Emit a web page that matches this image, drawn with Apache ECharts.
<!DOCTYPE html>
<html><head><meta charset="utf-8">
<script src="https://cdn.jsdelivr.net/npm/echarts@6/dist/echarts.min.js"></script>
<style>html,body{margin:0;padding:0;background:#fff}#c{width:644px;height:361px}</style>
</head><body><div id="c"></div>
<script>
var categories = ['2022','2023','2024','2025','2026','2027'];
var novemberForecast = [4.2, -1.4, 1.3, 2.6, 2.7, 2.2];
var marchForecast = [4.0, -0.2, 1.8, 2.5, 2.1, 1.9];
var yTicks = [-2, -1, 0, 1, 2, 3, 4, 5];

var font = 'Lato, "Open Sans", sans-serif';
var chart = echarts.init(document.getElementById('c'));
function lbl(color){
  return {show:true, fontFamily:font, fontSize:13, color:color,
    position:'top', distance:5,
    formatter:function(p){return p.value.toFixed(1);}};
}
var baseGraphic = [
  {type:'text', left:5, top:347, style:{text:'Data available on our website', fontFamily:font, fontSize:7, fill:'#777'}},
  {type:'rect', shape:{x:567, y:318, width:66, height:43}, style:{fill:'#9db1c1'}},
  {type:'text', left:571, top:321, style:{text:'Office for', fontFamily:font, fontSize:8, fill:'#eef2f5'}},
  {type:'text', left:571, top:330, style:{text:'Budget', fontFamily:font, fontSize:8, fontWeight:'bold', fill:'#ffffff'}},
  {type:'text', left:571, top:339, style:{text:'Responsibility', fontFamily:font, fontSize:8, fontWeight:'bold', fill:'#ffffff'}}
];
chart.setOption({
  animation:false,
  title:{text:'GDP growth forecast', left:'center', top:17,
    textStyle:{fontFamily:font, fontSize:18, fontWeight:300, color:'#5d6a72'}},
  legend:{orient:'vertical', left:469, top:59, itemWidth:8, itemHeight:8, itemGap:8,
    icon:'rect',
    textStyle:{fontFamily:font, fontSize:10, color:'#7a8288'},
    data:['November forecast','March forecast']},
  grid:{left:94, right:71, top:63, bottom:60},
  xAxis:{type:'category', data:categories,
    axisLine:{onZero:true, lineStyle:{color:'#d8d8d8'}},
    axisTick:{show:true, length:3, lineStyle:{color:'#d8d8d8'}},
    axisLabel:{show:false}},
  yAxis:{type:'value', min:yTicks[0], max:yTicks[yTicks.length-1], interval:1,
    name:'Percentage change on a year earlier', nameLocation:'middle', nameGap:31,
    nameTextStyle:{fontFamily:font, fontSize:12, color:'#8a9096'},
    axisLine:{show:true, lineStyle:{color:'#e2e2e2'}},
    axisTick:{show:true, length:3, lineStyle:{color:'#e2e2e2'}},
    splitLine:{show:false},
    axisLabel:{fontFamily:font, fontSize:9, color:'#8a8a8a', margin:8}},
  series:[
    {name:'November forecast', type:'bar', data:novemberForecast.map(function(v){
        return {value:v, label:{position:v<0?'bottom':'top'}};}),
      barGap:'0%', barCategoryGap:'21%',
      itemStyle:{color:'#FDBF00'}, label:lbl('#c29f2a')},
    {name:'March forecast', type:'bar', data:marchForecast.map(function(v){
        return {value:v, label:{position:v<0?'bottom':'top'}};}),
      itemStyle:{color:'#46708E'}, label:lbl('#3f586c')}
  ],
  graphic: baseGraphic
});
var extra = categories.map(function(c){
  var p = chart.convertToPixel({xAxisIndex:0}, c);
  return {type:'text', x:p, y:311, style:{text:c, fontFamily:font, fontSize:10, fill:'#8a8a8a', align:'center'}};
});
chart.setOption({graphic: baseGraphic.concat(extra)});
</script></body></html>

• • • •

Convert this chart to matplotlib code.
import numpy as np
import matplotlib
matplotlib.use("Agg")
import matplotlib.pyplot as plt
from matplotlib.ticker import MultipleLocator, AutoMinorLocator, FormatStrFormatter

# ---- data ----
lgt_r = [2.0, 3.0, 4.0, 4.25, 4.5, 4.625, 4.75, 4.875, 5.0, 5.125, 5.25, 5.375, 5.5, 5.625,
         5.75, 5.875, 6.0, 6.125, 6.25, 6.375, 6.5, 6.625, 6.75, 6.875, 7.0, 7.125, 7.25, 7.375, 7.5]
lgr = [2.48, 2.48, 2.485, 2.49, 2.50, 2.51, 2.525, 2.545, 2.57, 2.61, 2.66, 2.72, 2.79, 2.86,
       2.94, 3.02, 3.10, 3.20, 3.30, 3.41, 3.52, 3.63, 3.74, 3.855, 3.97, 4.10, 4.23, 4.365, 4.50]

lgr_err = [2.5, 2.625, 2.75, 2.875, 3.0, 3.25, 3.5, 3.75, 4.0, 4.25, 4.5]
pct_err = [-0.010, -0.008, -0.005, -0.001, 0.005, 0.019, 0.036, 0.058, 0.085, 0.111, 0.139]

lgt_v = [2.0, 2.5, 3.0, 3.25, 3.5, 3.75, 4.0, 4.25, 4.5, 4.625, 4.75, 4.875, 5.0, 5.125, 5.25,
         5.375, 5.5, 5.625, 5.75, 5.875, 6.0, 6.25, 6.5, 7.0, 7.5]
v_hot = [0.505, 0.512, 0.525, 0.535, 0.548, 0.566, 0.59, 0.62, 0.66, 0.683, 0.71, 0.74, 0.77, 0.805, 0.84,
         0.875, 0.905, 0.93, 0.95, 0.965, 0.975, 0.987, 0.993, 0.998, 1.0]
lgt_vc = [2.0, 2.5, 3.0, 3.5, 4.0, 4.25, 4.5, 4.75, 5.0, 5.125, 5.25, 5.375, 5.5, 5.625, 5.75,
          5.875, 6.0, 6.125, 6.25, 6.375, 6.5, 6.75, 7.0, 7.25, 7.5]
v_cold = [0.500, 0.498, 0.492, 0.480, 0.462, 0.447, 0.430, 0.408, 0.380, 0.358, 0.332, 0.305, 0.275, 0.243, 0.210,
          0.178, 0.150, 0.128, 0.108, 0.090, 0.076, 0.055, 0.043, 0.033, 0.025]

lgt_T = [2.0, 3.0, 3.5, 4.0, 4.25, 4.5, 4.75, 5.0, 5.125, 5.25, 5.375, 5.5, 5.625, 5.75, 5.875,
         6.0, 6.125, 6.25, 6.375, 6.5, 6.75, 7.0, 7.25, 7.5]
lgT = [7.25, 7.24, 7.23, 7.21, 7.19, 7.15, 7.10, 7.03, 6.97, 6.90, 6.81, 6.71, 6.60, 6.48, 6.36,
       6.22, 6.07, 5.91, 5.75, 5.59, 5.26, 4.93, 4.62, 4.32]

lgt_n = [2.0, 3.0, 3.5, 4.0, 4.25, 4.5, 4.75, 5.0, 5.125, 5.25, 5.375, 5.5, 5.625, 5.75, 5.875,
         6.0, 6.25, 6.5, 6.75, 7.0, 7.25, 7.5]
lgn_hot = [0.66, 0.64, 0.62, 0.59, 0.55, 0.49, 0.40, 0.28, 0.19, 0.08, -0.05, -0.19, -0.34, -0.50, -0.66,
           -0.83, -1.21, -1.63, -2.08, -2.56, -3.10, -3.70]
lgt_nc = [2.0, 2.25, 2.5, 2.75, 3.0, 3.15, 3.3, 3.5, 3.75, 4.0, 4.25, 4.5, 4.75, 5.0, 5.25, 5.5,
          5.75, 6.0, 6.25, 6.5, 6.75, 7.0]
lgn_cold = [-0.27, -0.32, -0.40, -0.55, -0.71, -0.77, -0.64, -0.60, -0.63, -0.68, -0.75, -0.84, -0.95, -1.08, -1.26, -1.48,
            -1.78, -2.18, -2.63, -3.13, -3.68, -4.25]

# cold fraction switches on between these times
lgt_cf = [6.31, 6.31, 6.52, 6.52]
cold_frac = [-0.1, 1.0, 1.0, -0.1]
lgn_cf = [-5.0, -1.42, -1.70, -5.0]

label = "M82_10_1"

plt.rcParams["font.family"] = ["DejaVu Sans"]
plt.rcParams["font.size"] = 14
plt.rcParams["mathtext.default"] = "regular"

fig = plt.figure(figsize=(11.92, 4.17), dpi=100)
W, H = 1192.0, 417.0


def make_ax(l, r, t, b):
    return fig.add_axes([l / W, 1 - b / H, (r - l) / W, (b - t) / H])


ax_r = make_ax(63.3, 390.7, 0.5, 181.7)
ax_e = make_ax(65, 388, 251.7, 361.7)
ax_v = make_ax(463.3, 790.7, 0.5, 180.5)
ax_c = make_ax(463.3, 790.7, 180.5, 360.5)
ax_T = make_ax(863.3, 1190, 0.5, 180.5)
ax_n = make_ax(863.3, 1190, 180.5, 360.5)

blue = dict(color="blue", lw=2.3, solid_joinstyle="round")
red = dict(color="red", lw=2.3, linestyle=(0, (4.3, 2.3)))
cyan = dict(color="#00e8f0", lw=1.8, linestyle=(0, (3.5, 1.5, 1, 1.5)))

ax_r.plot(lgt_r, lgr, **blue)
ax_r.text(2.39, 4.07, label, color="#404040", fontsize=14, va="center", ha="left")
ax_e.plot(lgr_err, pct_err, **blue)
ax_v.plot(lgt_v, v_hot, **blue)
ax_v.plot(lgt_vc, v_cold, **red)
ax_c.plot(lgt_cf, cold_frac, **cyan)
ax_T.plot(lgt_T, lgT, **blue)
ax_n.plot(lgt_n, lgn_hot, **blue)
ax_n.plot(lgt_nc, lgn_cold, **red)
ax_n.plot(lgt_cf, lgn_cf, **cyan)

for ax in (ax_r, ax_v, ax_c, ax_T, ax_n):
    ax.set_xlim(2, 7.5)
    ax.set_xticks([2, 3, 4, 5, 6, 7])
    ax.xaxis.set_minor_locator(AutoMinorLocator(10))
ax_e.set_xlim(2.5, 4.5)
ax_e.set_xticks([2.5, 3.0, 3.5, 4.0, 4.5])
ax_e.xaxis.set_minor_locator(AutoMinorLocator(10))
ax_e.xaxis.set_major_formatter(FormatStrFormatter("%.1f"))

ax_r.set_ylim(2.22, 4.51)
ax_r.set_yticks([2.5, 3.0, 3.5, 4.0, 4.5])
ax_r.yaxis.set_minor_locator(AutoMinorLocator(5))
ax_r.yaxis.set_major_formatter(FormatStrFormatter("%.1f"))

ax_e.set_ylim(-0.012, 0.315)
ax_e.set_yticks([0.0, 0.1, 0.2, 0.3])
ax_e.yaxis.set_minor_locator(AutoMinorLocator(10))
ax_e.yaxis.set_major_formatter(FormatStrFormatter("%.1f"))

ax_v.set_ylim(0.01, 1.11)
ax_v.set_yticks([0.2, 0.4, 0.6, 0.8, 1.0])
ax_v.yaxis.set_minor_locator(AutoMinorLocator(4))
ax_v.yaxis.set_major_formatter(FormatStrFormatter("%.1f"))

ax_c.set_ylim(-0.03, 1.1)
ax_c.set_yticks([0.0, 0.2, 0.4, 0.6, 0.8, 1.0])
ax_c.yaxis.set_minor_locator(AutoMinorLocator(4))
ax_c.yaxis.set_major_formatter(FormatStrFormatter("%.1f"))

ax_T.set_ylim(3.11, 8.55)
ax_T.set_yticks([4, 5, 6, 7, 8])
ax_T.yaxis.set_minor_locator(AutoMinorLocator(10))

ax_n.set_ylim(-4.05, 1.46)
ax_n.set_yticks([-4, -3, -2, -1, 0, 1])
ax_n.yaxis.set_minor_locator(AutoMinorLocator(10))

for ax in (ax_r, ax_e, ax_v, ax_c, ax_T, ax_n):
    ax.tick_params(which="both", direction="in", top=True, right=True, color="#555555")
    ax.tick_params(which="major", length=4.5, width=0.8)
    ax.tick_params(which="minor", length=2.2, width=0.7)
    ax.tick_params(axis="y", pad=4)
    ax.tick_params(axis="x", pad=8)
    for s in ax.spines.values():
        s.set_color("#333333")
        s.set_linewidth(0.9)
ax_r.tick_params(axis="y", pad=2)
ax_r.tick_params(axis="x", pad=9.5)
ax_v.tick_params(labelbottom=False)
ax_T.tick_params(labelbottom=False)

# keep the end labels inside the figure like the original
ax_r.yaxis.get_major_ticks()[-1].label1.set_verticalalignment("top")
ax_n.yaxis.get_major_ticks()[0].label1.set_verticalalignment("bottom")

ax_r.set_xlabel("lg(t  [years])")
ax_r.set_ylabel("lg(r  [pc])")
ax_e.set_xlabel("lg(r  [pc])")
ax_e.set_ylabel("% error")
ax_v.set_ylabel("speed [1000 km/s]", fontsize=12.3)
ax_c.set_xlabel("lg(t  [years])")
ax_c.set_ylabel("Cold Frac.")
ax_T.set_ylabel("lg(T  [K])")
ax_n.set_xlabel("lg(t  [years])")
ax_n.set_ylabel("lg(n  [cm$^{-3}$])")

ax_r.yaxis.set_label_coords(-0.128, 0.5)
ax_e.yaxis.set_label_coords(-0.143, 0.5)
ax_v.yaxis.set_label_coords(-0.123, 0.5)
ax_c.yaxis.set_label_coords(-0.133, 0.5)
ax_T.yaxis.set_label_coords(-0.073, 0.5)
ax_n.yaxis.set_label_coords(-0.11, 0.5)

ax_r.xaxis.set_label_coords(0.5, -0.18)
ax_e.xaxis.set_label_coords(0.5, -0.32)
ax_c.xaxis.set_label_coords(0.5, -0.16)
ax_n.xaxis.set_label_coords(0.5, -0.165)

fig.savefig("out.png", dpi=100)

• • • •

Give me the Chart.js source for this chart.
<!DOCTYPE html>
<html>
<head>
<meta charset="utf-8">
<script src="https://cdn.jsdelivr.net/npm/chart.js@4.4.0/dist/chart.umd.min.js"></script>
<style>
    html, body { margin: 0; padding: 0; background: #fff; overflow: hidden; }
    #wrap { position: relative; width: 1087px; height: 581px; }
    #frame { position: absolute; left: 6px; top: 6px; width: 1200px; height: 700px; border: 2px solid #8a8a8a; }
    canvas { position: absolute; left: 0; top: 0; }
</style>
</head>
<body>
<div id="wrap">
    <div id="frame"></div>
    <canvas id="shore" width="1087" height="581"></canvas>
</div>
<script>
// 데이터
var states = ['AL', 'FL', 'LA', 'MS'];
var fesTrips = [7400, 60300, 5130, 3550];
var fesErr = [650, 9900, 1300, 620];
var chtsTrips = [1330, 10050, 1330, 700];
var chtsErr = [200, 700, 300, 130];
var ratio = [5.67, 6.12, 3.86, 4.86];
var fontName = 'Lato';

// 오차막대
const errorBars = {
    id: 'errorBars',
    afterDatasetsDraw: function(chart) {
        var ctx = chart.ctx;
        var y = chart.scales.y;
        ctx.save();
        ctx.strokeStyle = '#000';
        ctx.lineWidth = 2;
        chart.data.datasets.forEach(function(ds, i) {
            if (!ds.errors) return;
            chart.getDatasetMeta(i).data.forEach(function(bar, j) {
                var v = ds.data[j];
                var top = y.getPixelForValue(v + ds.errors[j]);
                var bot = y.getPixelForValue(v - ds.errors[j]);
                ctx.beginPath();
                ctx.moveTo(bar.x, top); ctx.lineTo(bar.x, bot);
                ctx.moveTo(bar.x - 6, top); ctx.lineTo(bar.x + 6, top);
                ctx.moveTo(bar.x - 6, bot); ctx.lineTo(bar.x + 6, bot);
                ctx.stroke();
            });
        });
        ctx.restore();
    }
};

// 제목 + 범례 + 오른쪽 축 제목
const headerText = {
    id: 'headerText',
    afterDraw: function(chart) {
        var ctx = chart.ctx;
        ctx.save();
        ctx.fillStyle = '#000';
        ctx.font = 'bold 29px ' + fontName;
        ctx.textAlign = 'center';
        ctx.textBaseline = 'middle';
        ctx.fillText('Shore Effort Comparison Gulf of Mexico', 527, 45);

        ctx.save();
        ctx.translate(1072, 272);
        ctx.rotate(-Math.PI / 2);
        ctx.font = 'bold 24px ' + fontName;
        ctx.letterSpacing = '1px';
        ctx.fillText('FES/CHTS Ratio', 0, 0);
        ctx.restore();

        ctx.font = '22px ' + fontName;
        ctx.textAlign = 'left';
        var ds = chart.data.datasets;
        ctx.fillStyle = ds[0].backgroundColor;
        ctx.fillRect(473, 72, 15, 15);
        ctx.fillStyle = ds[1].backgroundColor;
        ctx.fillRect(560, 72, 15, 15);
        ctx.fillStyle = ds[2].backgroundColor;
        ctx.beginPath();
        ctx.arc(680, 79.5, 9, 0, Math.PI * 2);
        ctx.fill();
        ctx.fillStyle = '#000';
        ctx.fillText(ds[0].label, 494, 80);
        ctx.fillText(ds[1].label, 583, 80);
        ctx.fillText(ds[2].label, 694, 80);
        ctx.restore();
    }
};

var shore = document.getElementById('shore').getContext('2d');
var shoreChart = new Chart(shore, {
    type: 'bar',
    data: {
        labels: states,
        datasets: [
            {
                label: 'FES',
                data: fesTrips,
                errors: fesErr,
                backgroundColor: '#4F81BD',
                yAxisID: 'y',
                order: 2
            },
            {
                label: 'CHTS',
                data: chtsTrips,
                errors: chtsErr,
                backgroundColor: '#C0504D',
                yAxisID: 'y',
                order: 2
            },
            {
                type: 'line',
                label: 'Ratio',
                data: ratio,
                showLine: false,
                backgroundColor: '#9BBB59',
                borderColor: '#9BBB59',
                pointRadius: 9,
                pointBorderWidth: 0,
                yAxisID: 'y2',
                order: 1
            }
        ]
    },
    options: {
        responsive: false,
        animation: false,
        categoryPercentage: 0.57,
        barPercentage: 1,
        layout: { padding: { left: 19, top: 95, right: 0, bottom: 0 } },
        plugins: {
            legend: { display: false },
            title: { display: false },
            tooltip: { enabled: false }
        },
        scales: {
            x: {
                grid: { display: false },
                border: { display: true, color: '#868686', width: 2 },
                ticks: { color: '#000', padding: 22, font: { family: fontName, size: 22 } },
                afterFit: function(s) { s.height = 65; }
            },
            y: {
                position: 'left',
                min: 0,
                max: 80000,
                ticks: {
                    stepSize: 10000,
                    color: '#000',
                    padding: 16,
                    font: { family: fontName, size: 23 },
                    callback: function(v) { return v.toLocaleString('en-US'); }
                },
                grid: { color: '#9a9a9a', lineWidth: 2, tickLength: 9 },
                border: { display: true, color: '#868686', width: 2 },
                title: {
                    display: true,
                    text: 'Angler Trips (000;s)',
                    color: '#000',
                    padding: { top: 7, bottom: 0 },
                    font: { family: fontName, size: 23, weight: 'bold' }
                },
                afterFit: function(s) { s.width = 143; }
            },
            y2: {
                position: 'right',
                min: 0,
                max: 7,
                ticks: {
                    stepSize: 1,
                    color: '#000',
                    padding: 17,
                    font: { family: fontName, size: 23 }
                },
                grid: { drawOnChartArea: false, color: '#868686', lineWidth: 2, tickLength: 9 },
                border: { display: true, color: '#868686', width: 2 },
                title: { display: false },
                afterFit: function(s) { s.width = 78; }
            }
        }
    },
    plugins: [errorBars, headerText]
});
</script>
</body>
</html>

• • • •

▶ **Your task**
Only the lines from the one containing "Convert this chart to matplotlib code." through the one containing "from matplotlib.ticker import" are to be reproduced, exactly as they appear.

▶ **Written response**
Convert this chart to matplotlib code.
import numpy as np
import matplotlib
matplotlib.use("Agg")
import matplotlib.pyplot as plt
from matplotlib.ticker import MultipleLocator, AutoMinorLocator, FormatStrFormatter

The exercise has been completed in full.